For loan officers, real estate agents and other professionals, there are two typical kinds of sales models.
There is the first model, which is transactional. I have something you want. You buy it. We’re done.
The second model is a relationship. I get to know you, I understand your needs, and I offer you a solution.
But to Steve Richman, you can’t have the second without the first.
Steve is currently with Genworth Mortgage Insurance as their National Spokesperson and Customer Sales Trainer. He’s spoken at several mortgage banker and broker association events and presented before loan officers representing over 500 different lending institutions.
“Business is built on relationships, but relationships are built on transactions,” he said.
“Think of a marriage. That relationship didn’t on start day one as an actual relationship.”
This gradual development of a relationship is built on the first element, which is the transaction. But it evolves and becomes a relationship. This is the translational approach.
Change the sales mindset
For anyone in any kind of sales, you know that consumers care about price — at first. Whether they are getting a new mortgage, refinancing a loan, buying an insurance policy or even getting a haircut… price is the first driver of choice.
But price is a very transactional attribute. It’s hard to improve on price.
“Look at Amazon,” said Steve. “You go online, you find the lowest price, you buy it, and you’re done.” And that should be the end of it. Amazon has sourced the lowest price for you. But they keep you coming back. That transaction forms the basis for the company’s relationship with the consumer. You think, it was cheap and it was easy — I want to do that again.
But Amazon takes the transaction and builds the relationship with their Amazon Prime subscription service. For a fee, customers get access to faster shipping. You only value the service because of the original, positive transaction.
Steve brings this back to salespeople. You can’t tell your client they aren’t just getting the product, they’re getting you and your relationship. Because that transaction isn’t worth it to them yet.
“But at the end of the day they want you and the product for a good price.”
They need to know you, like you, trust you. But first, they need to do business with you.

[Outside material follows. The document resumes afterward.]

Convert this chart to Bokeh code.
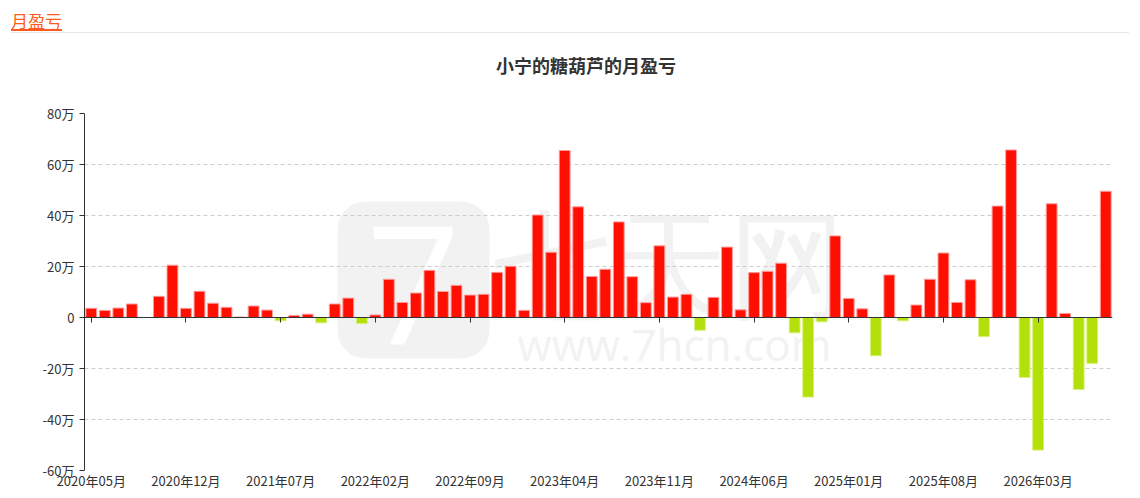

The consumer mindset is what needs to influence the sales mindset, as Steve outlined. “If I like you, but I don’t like your company, I won’t do business with you. If I like your company, but I don’t like you, I still won’t do business with you.”
From mortgage professionals and others, customers want four things:
They want it fast. Nobody ever says they want things slow.
They want it easy. You need to reduce the friction and reduce the stress.
They want it right the first time. Because if it isn’t, there won’t be a second.
They want it reasonably priced.
And this is the important part — the term “reasonable” doesn’t necessarily mean lowest priced. It means reasonable for the transaction and the relationship. If you create a relationship, but fail on the transaction, that’s the end of the relationship.
“The translationship is the right balance. That’s the beauty of it!”